A melhoria da qualidade de vida é reconhecida por todos, mesmo com eventuais críticas à falta de ônibus e a necessidade de ampliar a rede de saneamento. "Temos uma bonita orla, ponto de encontro da comunidade", diz a professora Taciana Santiago. Há dez anos, quando Lula esteve no bairro, ela foi uma das fãs que correram atrás dele gritando seu nome. "A vida nas palafitas era desumana. Sem banheiro, os dejetos eram jogados no mar", relembra.

Olho grande. A preocupação dos líderes comunitários é com o olho grande dos empresários. "Na hora em que se regularizar, muita gente vai vender", prevê o presidente da Colônia Z-1 de pescadores, Augusto de Lima Guimarães, 60 anos. A chegada ao local do grupo João Carlos Paes Mendonça (JCPM), que construiu um shopping perto da área, é bem vista, embora traga alguma preocupação futura. Os jovens estão se qualificando – com inglês, informática, marketing e capacitação em vendas – e são aproveitados no empreendimento.

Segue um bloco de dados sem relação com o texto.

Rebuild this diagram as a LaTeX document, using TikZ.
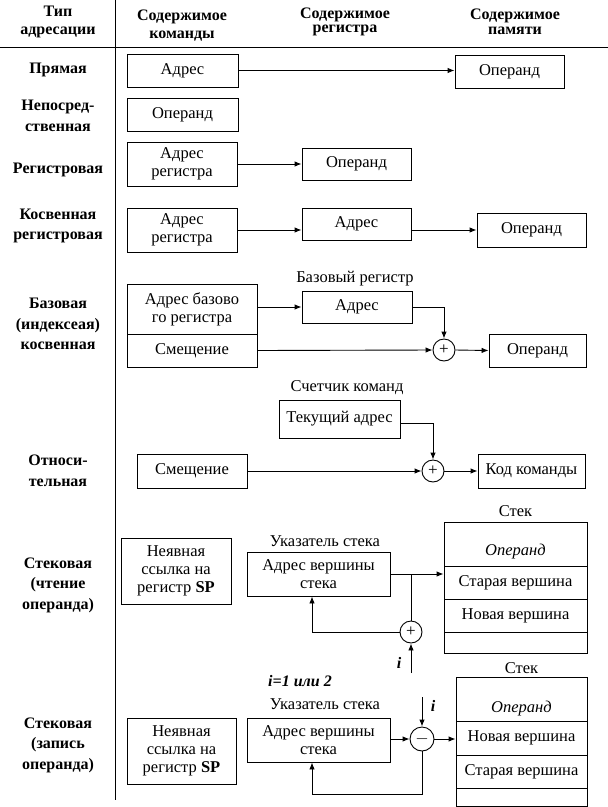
\documentclass[tikz,border=0pt]{standalone}
\usepackage{fontspec}
\setmainfont{Liberation Serif}
\usetikzlibrary{arrows.meta,calc}
\begin{document}
\begin{tikzpicture}[x=1pt,y=-1pt,
  box/.style={draw, line width=0.9pt, align=center, inner sep=0pt, font=\fontsize{16.5}{18}\selectfont},
  cell/.style={draw, line width=0.9pt, inner sep=0pt, minimum width=#1, font=\fontsize{16.5}{18}\selectfont},
  lab/.style={align=center, inner sep=0pt, font=\bfseries\fontsize{16}{20.5}\selectfont},
  hdr/.style={align=center, inner sep=0pt, font=\bfseries\fontsize{16}{18}\selectfont},
  capt/.style={inner sep=0pt, font=\fontsize{16.5}{18}\selectfont},
  arr/.style={-{Latex[length=7pt,width=5.5pt]}, line width=0.9pt},
  ln/.style={line width=0.9pt},
  sumnode/.style={draw, circle, line width=0.9pt, minimum size=#1, inner sep=0pt, font=\fontsize{17}{17}\selectfont},
  ival/.style={inner sep=0pt, font=\bfseries\itshape\fontsize{16}{18}\selectfont}]
\useasboundingbox (0,0) rectangle (608,807);

% grid lines
\coordinate (vt) at (115,0);
\coordinate (vb) at (115,800);
\coordinate (hl) at (0,47);
\coordinate (hr) at (608,47);
\draw[ln] (vt) -- (vb);
\draw[ln] (hl) -- (hr);

% headers
\node[hdr] (h1) at (58,22) {Тип\\адресации};
\node[hdr] (h2) at (182,26) {Содержимое\\команды};
\node[hdr, font=\bfseries\fontsize{16}{14.5}\selectfont] (h3) at (345,22) {Содержимое\\регистра};
\node[hdr, font=\bfseries\fontsize{16}{14.5}\selectfont] (h4) at (515,22) {Содержимое\\памяти};

% left labels
\node[lab] (l1) at (58,70) {Прямая};
\node[lab] (l2) at (58,116) {Непосред-\\ственная};
\node[lab] (l3) at (58,170) {Регистровая};
\node[lab] (l4) at (58,226) {Косвенная\\регистровая};
\node[lab] (l5) at (58,324) {Базовая\\(индексеая)\\косвенная};
\node[lab] (l6) at (58,471) {Относи-\\тельная};
\node[lab] (l7) at (58,585) {Стековая\\(чтение\\операнда)};
\node[lab] (l8) at (58,745) {Стековая\\(запись\\операнда)};

% Direct
\node[box, minimum width=111, minimum height=33] (a1) at (182.5,70.5) {Адрес};
\node[box, minimum width=109, minimum height=33] (o1) at (509.5,71.5) {Операнд};
\draw[arr] (a1.east) -- (a1.east -| o1.west);

% Immediate
\node[box, minimum width=111, minimum height=33] (b1) at (182.5,114.5) {Операнд};

% Register
\node[box, minimum width=110, minimum height=44] (c1) at (182,164) {Адрес\\регистра};
\node[box, minimum width=109, minimum height=32] (c2) at (356.5,164) {Операнд};
\draw[arr] (c1.east) -- (c2.west);

% Register indirect
\node[box, minimum width=110, minimum height=44] (d1) at (182,230) {Адрес\\регистра};
\node[box, minimum width=109, minimum height=32] (d2) at (356.5,224) {Адрес};
\node[box, minimum width=109, minimum height=34] (d3) at (531.5,230) {Операнд};
\draw[arr] (d1.east) -- (d1.east -| d2.west);
\draw[arr] (d2.east |- d3.west) -- (d3.west);

% Base
\node[box, minimum width=130, minimum height=50] (e1) at (192,309) {Адрес базово\\го регистра};
\node[box, minimum width=130, minimum height=33] (e2) at (192,350.5) {Смещение};
\node[capt] (e3l) at (355,279) {Базовый регистр};
\node[box, minimum width=110, minimum height=32] (e3) at (357,307) {Адрес};
\node[sumnode=22pt] (s1) at (444,350) {+};
\node[box, minimum width=97, minimum height=33] (e4) at (537.5,350.5) {Операнд};
\draw[arr] (e1.east |- e3.west) -- (e3.west);
\draw[arr] (e3.east) -| (s1.north);
\draw[arr] (e2.east) -- (s1.west);
\draw[arr] (s1.east) -- (e4.west);

% Relative
\node[capt] (f0) at (347,388) {Счетчик команд};
\node[box, minimum width=121, minimum height=38] (f1) at (339.5,419) {Текущий адрес};
\node[sumnode=22pt] (s2) at (433,471) {+};
\node[box, minimum width=110, minimum height=34] (f2) at (192,471) {Смещение};
\node[box, minimum width=107, minimum height=34] (f3) at (531.5,471) {Код команды};
\draw[arr] ([yshift=-4pt]f1.east) -| (s2.north);
\draw[arr] (f2.east) -- (s2.west);
\draw[arr] (s2.east) -- (f3.west);

% Stack read
\node[box, minimum width=110, minimum height=66] (g1) at (176,571) {Неявная\\ссылка на\\регистр \textbf{SP}};
\node[capt] (g0) at (325,541) {Указатель стека};
\node[box, minimum width=143, minimum height=44] (g2) at (318.5,574) {Адрес вершины\\стека};
\node[capt] (k1l) at (515.5,511) {Стек};
\node[cell=143pt, minimum height=44] (k1a) at (515.5,544) {};
\node[capt] (k1o) at (515.5,552) {\itshape Операнд};
\node[cell=143pt, minimum height=33] (k1b) at (515.5,582.5) {Старая вершина};
\node[cell=143pt, minimum height=33] (k1c) at (515.5,615.5) {Новая вершина};
\node[cell=143pt, minimum height=21] (k1d) at (515.5,642.5) {};
\node[sumnode=22pt] (s3) at (411,632) {+};
\coordinate (br1) at (411,574);
\coordinate (i1) at (411,673);
\draw[arr] (g2.east) -- (g2.east -| k1b.west);
\draw[ln] (br1) -- (s3.north);
\draw[arr] (s3.west) -| ([xshift=-6.5pt]g2.south);
\draw[arr] (i1) -- (s3.south);
\node[ival] (i1l) at (399,663) {i};

\node[ival] (iv) at (300,681) {i=1 или 2};

% Stack write
\node[box, minimum width=109, minimum height=66] (h1b) at (181.5,751) {Неявная\\ссылка на\\регистр \textbf{SP}};
\node[capt] (h0) at (325,704) {Указатель стека};
\node[box, minimum width=143, minimum height=44] (h2b) at (318.5,740) {Адрес вершины\\стека};
\node[capt] (k2l) at (521.5,668) {Стек};
\node[cell=131pt, minimum height=44] (k2a) at (521.5,699) {};
\node[capt] (k2o) at (521.5,709) {\itshape Операнд};
\node[cell=131pt, minimum height=34] (k2b) at (521.5,738) {Новая вершина};
\node[cell=131pt, minimum height=33] (k2c) at (521.5,771.5) {Старая вершина};
\node[cell=131pt, minimum height=18] (k2d) at (521.5,797) {};
\node[sumnode=24pt] (s4) at (422,739) {$-$};
\coordinate (i2) at (422,697);
\coordinate (c4) at (422,794);
\draw[arr] (h2b.east |- s4.west) -- (s4.west);
\draw[arr] (s4.east) -- (s4.east -| k2b.west);
\draw[arr] (i2) -- (s4.north);
\node[ival] (i2l) at (433,706) {i};
\draw[arr] (s4.south) -- (c4) -| ([xshift=-6.5pt]h2b.south);
\end{tikzpicture}
\end{document}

A comunidade também é beneficiada com uma escola de regime semi-integral do governo estadual que promoveu um programa que permite intercâmbio em outro país. Seis alunos do bairro já foram contemplados – três viajaram para Estados Unidos e Canadá. Os outros vão embarcar para Nova Zelândia e Austrália.

"Caiu a criminalidade, diminuiu a sujeira", afirma o pescador Ronaldo Gomes, 35 anos. Ele tem uma irmã que morava nas palafitas e ganhou casa no conjunto habitacional construído com recursos do governo federal no bairro do Cordeiro, na zona oeste da cidade. "Minha irmã está feliz, trabalha como faxineira." Muitos dos que se mudaram, no entanto, venderam ou alugaram suas novas casas. Alguns pescadores retornaram ao bairro.

Perfil. Embora a pesca ainda seja a principal atividade econômica de Brasília Teimosa, a geração mais jovem não tem intenção de seguir a profissão dos pais, segundo estudo da Universidade Federal de Pernambuco (UFPE).

A maioria da população tem renda de até um salário mínimo. O bairro conta com oito escolas públicas – além das particulares. De acordo com o Censo de 2010, 91,8% da população acima de 10 anos é alfabetizada. Esse número cai para 75,6% se considerada apenas a população acima de 60 anos.

O comércio é diversificado e garante a autossuficiência do bairro em praticamente todas as suas necessidades. Possui três restaurantes, sete bares na orla e outros 32 fora dela, 10 lanchonetes, 16 mercadinhos, 11 açougues, duas padarias, duas lojas de frios e laticínios, peixarias, cinco armazéns de construção, 21 armarinhos, seis oficinas de bicicleta, quatro de automóveis. A população de Brasília Teimosa era de 19.155 habitantes em 2000. Em 2010, houve redução para 18.344.